Correction: This story has been edited since publication to reflect that a four per cent fee is collected from successful fixed funding campaigns, not those that fall short.
Entrepreneurial projects in Victoria are building awareness through the crowdfunding community provided by Indiegogo. In partnership with the Victoria Advanced Technology Council (VIATeC), they hosted their first meet-up in the city on Jan. 20, sharing success stories in order to inspire the community to get involved.
Launched in 2008, Indiegogo was one of the first open-concept crowdfunding platforms. It promotes its hosted campaigns to a global audience of nearly 190 countries. There are approximately 7 000 of these campaigns running at any given time, including a mix of businesses and community-based projects, such as films, music, and games.
Ayah Norris, Indiegogo’s Canadian marketing and community manager, has been well placed to witness crowdfunding’s success in the community over the last six months. “I always tell people to look at crowdfunding as it being more than just the money.”
“It can be tough to knock on doors and have people tell you ‘oh no, we don’t want to help you, you aren’t ready,’” she reflects. “Crowdfunding is an amazing opportunity to find a group that cares, create something, and validate what you’re doing.”
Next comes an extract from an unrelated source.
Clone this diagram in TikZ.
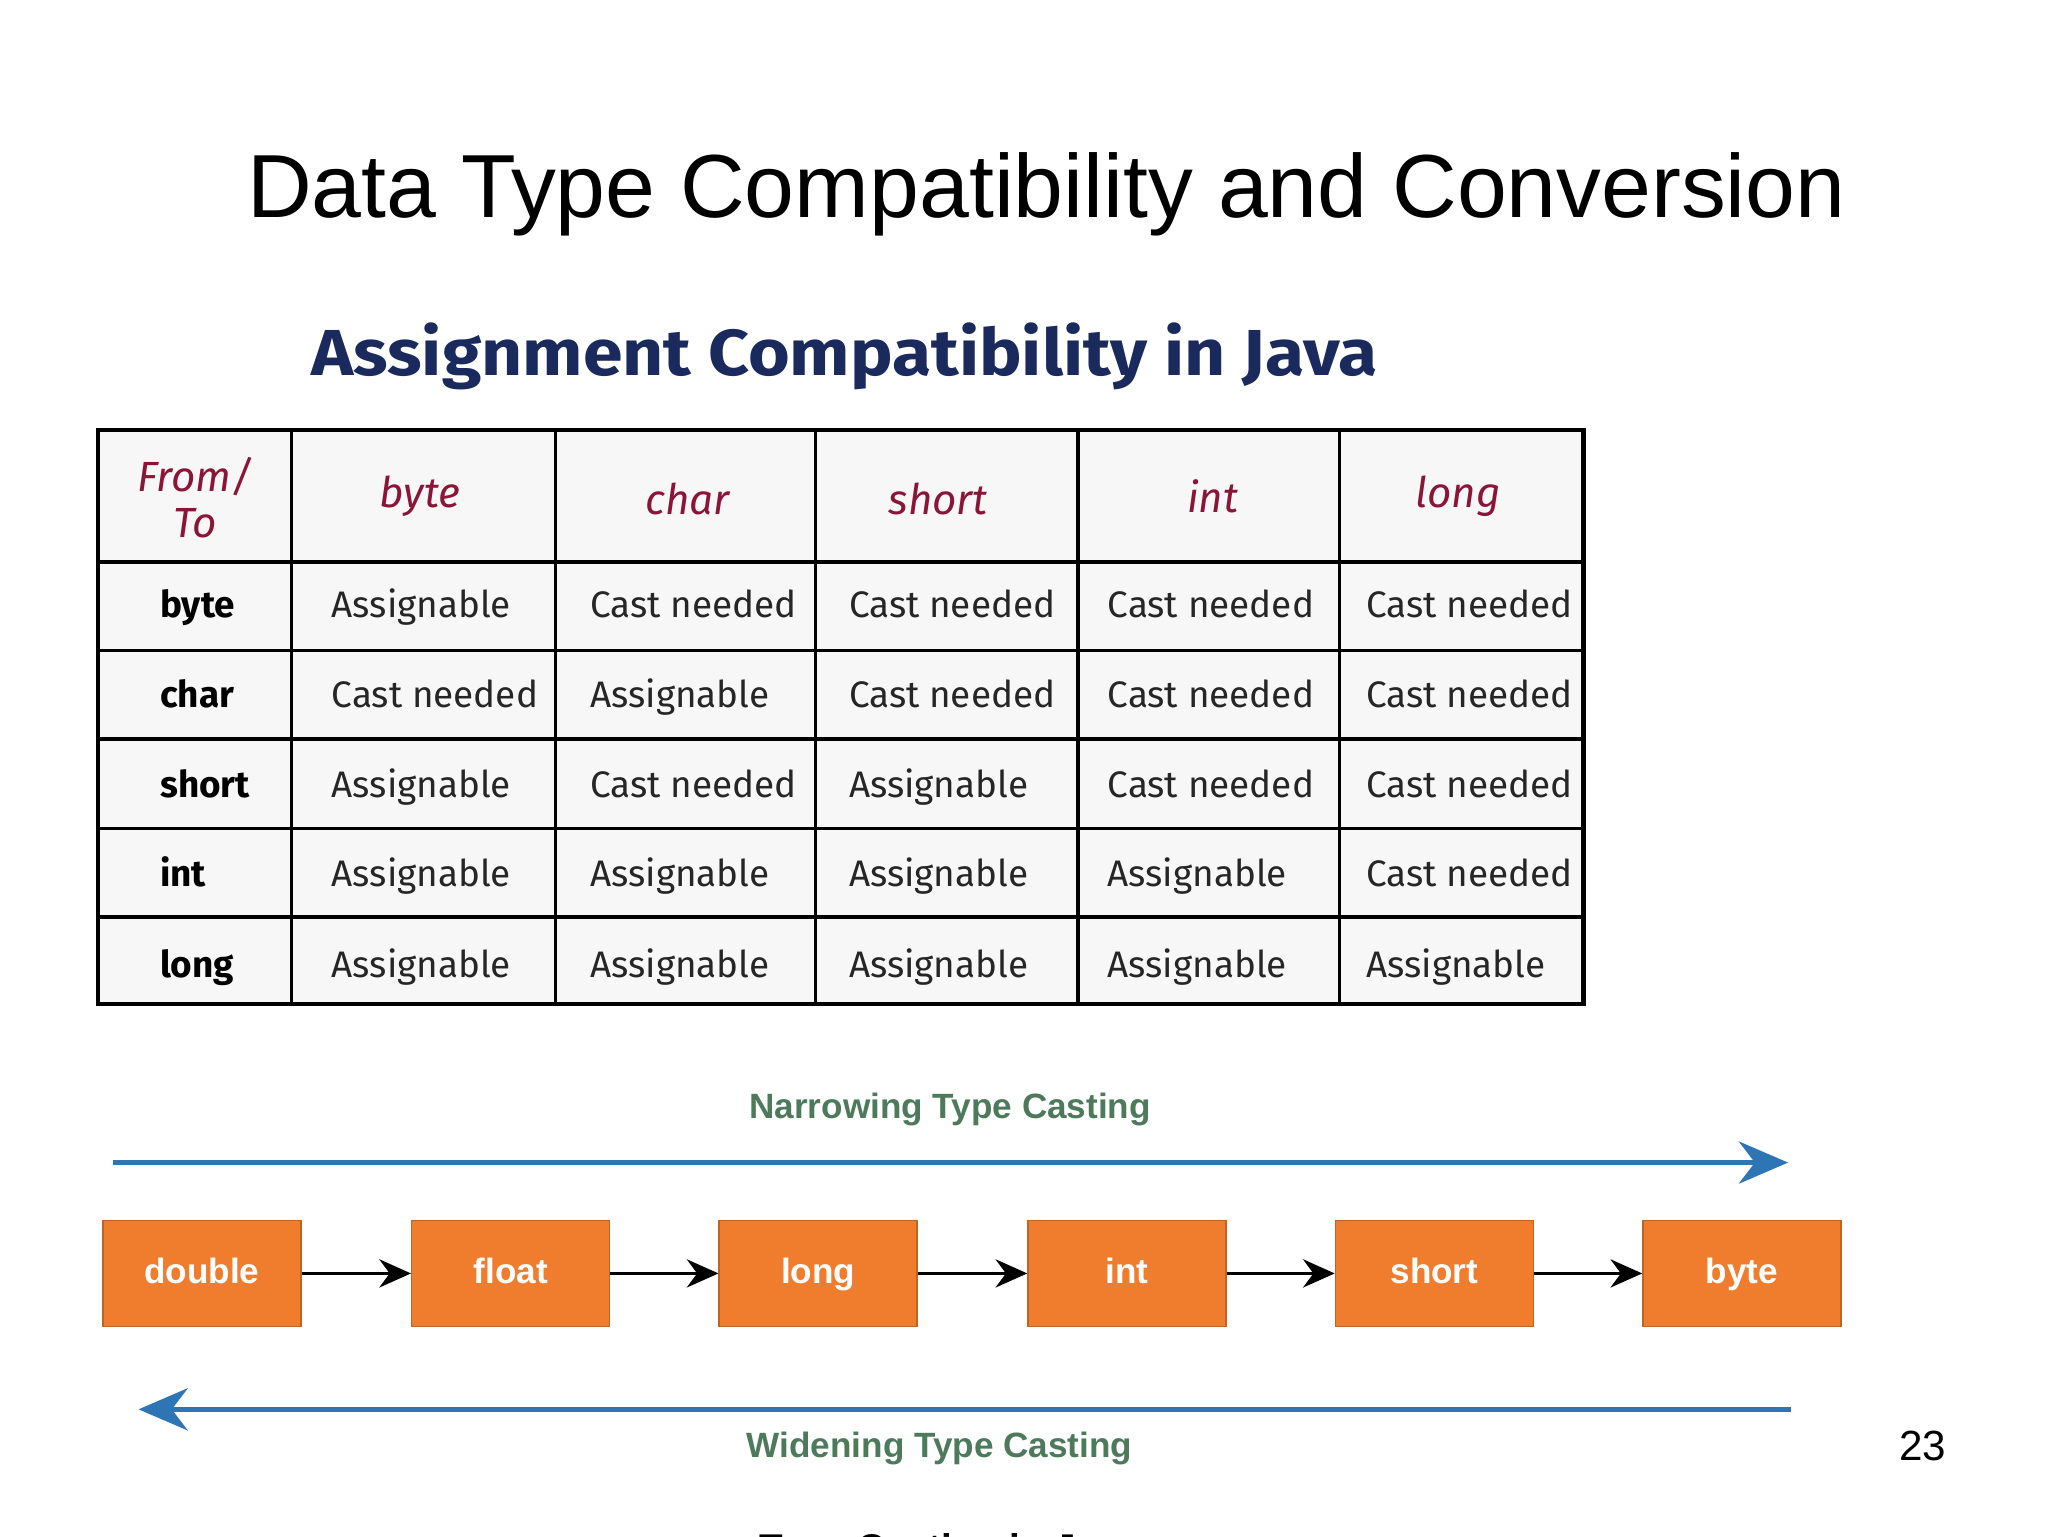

Indiegogo offers users two funding options for their projects. With “fixed” funding, if users reach their self-designated goals, they receive the funding for their project, less a four per cent fee. Falling short from the goal results in all money being returned to the contributors. On the other hand, “flexible” funding offers users the opportunity to cash in the funding they raise, regardless of reaching their goal. The catch: a nine per cent fee, “as incentive to set a reasonable goal and work hard to achieve it,” according to Norris. In either case, contributors to a project are often rewarded with various perks at the end of the campaign, depending on how much they donate.
With this merit-based system, it is up to the user to gain the initial propelling burst of publicity and support for their independent projects. As a campaign gains traction, Indiegogo’s “gogofactor” algorithm provides an easy way of gauging its progress, and rewards users who have built themselves a strong start with additional exposure on the site.
The Victoria business Burnt Sunglasses is one campaign that has earned a spot on the homepage through a high “gogofactor” score. Inspired by the surfing beaches in Tofino, three UVic friends in the Royal Roads MBA program created sustainable bamboo sunglasses. Their start-up more than tripled its funding goal on Indiegogo, with 20 days left in their campaign.
The projects from Victoria receiving the most funding also include films, which showcase our immense potential for cultural exports on the cutting edge of art and social commentary. Hattie’s Heist and Us and Them both surpassed $20 000 USD, as did Two 4 One, a romantic comedy, notable for its transgender protagonist, by acclaimed local writer/director Maureen Bradley.
“There is such an incredible community spirit here, and everyone has been so supportive,” says Norris. “It’s the right environment for crowdfunding.”